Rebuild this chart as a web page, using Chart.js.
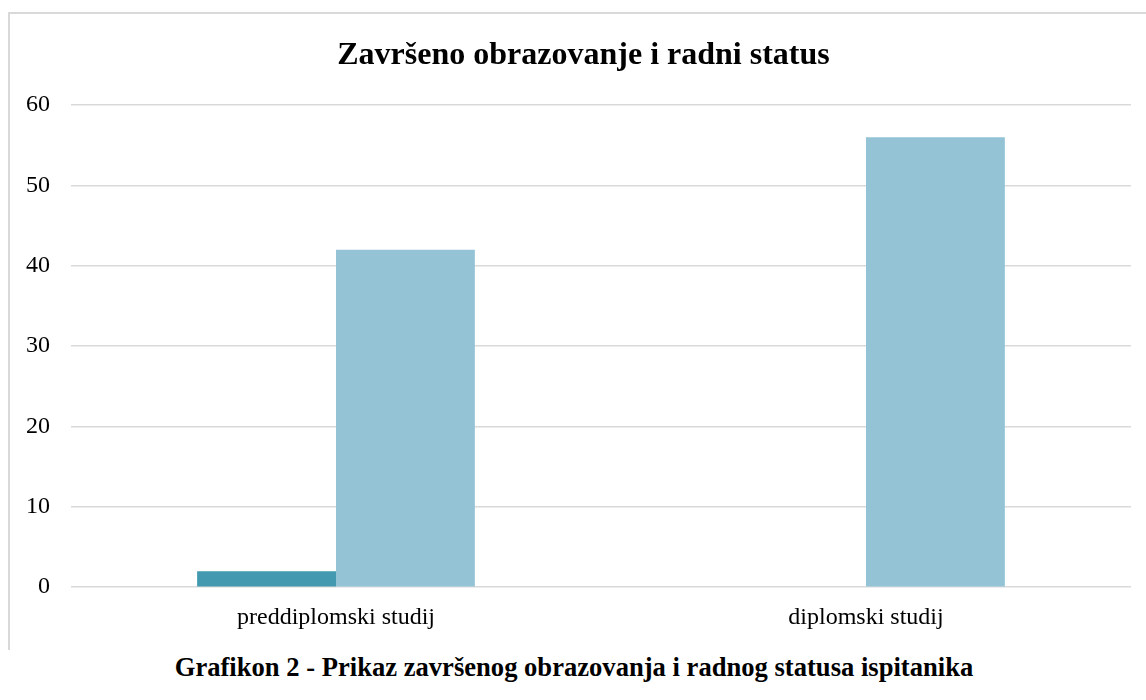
<!DOCTYPE html>
<html>
<head>
<meta charset="utf-8">
<script src="https://cdn.jsdelivr.net/npm/chart.js@4/dist/chart.umd.min.js"></script>
<style>
  html, body { margin: 0; padding: 0; background: #fff; width: 1146px; height: 700px; overflow: hidden; }
  #frame { position: absolute; left: 8px; top: 12px; width: 1200px; height: 636px;
           border-left: 2px solid #d9d9d9; border-top: 2px solid #d9d9d9; }
  #wrap { position: absolute; left: 0; top: 0; width: 1146px; height: 648px; }
  #title { position: absolute; left: 21px; width: 1125px; top: 35px; text-align: center;
           font: bold 32px "Liberation Serif", "Times New Roman", serif; color: #000; }
  #caption { position: absolute; left: 1px; width: 1146px; top: 652px; text-align: center;
             font: bold 26.6px "Liberation Serif", "Times New Roman", serif; color: #000; }
</style>
</head>
<body>
<div id="frame"></div>
<div id="wrap"><canvas id="chart"></canvas></div>
<div id="title">Završeno obrazovanje i radni status</div>
<div id="caption">Grafikon 2 - Prikaz završenog obrazovanja i radnog statusa ispitanika</div>
<script>
'use strict';

// Chart data
var categories = ['preddiplomski studij', 'diplomski studij'];
var seriesDark = [2, 0];
var seriesLight = [42, 56];
var yTicks = [0, 10, 20, 30, 40, 50, 60];

var serif = '"Liberation Serif", "Times New Roman", serif';

new Chart(document.getElementById('chart'), {
  type: 'bar',
  data: {
    labels: categories,
    datasets: [
      {
        label: 'Serija 1',
        backgroundColor: '#4299b0',
        data: seriesDark
      },
      {
        label: 'Serija 2',
        backgroundColor: '#93c3d5',
        data: seriesLight
      }
    ]
  },
  options: {
    responsive: true,
    maintainAspectRatio: false,
    animation: false,
    layout: {
      padding: { left: 5, right: 15, top: 105, bottom: 0 }
    },
    datasets: {
      bar: { categoryPercentage: 0.524, barPercentage: 1.0 }
    },
    plugins: {
      legend: { display: false },
      tooltip: { enabled: false },
      title: { display: false }
    },
    scales: {
      x: {
        grid: { display: false, drawTicks: false },
        border: { display: false },
        ticks: {
          color: '#000',
          font: { family: serif, size: 24 },
          padding: 16
        }
      },
      y: {
        min: yTicks[0],
        max: yTicks[yTicks.length - 1],
        border: { display: false },
        grid: { color: '#d9d9d9', lineWidth: 1.5, drawTicks: false },
        ticks: {
          stepSize: 10,
          color: '#000',
          font: { family: serif, size: 24 },
          padding: 21
        }
      }
    }
  }
});
</script>
</body>
</html>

* OBJECTIVE
Emit the lines of the material exactly, from its first line to the line containing "var yTicks = [0, 10, 20, 30, 40, 50, 60];", inclusive; leave every picture out.

* OUTPUT FOR THIS EXERCISE
Rebuild this chart as a web page, using Chart.js.
<!DOCTYPE html>
<html>
<head>
<meta charset="utf-8">
<script src="https://cdn.jsdelivr.net/npm/chart.js@4/dist/chart.umd.min.js"></script>
<style>
  html, body { margin: 0; padding: 0; background: #fff; width: 1146px; height: 700px; overflow: hidden; }
  #frame { position: absolute; left: 8px; top: 12px; width: 1200px; height: 636px;
           border-left: 2px solid #d9d9d9; border-top: 2px solid #d9d9d9; }
  #wrap { position: absolute; left: 0; top: 0; width: 1146px; height: 648px; }
  #title { position: absolute; left: 21px; width: 1125px; top: 35px; text-align: center;
           font: bold 32px "Liberation Serif", "Times New Roman", serif; color: #000; }
  #caption { position: absolute; left: 1px; width: 1146px; top: 652px; text-align: center;
             font: bold 26.6px "Liberation Serif", "Times New Roman", serif; color: #000; }
</style>
</head>
<body>
<div id="frame"></div>
<div id="wrap"><canvas id="chart"></canvas></div>
<div id="title">Završeno obrazovanje i radni status</div>
<div id="caption">Grafikon 2 - Prikaz završenog obrazovanja i radnog statusa ispitanika</div>
<script>
'use strict';

// Chart data
var categories = ['preddiplomski studij', 'diplomski studij'];
var seriesDark = [2, 0];
var seriesLight = [42, 56];
var yTicks = [0, 10, 20, 30, 40, 50, 60];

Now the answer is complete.